Weltweite Einkaufsstandards

„Um die Wettbewerbsfähigkeit zu erhöhen, musste die strategische Einkaufskompetenz gewinnbringend in die bestehenden, dezentralen Lieferketten eingebracht werden“, so Snijder. Hierbei wurden, wo möglich, Synergien genutzt.

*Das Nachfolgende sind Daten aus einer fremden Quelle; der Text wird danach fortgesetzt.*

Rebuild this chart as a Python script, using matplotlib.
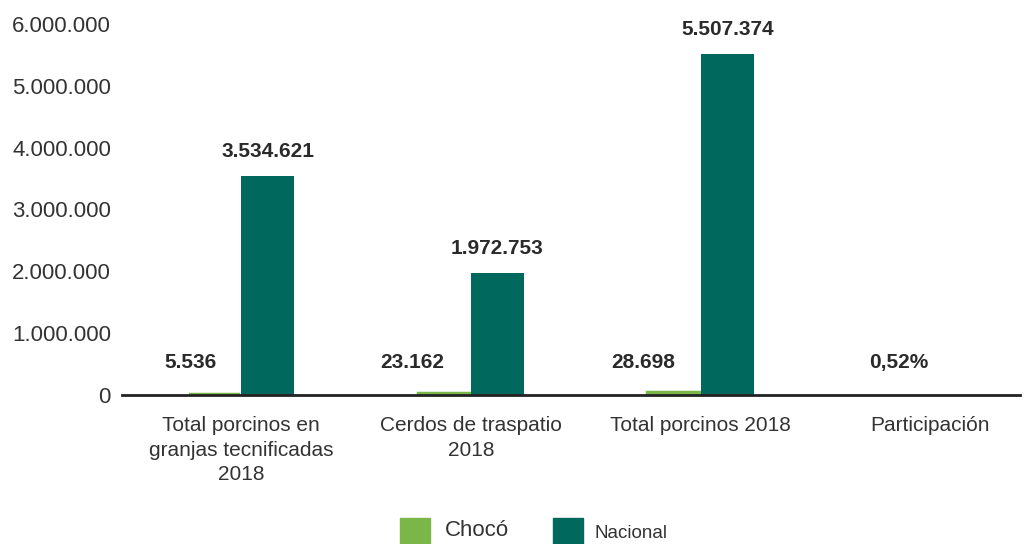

Sichtbar wird dies unter anderem durch die Einführung von weltweiten Einkaufsstandards wie beispielsweise für Knüppel, dem Vormaterial in der Stahlrohrproduktion.

Diese Synergien ermöglichen Benteler Steel/Tube eine verbesserte Position bei Verhandlungen mit Lieferanten, was wiederum merkbare Kostenersparnisse nach sich zieht.

Coronakrise fordert den Einkauf

Mit dem Ausbruch der Coronakrise 2020 stand Benteler Steel/Tube, wie viele andere Unternehmen auch, ganz plötzlich vor weiteren Herausforderungen. Auch hier haben die frühzeitig gesetzten Restrukturierungsmaßnahmen geholfen: Das Unternehmen hat sich als systemrelevanter, starker Industriepartner für die Automobil- und Energiebranche sowie für die Industrie erwiesen.

Dennoch musste Benteler Steel/Tube einen starken Auftragsrückgang hinnehmen, sowohl beim Absatz nahtloser als auch geschweißter Stahlrohre. Bis die Produktion das Niveau von vor Covid-19 erreicht, ist es noch ein weiter Weg.

Gleichzeitig hat die Krise gezeigt, wie wichtig ein funktionierender Einkauf ist. Um die Lieferketten in den noch andauernden unsicheren Zeiten sicherzustellen, hat Benteler Steel/Tube deshalb ein weiteres Maßnahmenpaket umgesetzt:

Regelmäßige Kommunikation: Lieferanten und Dienstleistungsanbieter sind über aktuell geltende Benteler-Richtlinien und -Vorschriften informiert, die sich auf ihre Lieferung oder Dienstleistung auswirken könnten

Risikoanalyse der Lieferkette: Gründliche Analyse des Risikos einer Fortsetzung der Versorgung, sowohl auf der Produktions- als auch auf der Transportseite, und anschließende Festlegung von Notfallplänen

Produktionsplanung: Tägliche Besprechungen mit Serienlieferanten zum Herunterfahren und Hochfahren der Produktionsvolumina

Gemeinsam mit Lieferanten werden Produktvarianten minimiert sowie Methoden eingesetzt, um im Störfall bedarfsgerecht und flexibel reagieren zu können und so Engpasssituationen vorzubeugen.

In Zeiten von Corona wird deutlich, wie wichtig lokal ansässige Partner sind, um Lieferketten aufrechterhalten zu können. Gleichzeitig setzt Benteler Steel/Tube mittelfristig darauf, mehr Lieferanten mittels "Best Cost Country" ins Boot zu holen. Diese sollten ebenfalls kurzfristig und mit hohen Qualitäts- und Servicestandards liefern können.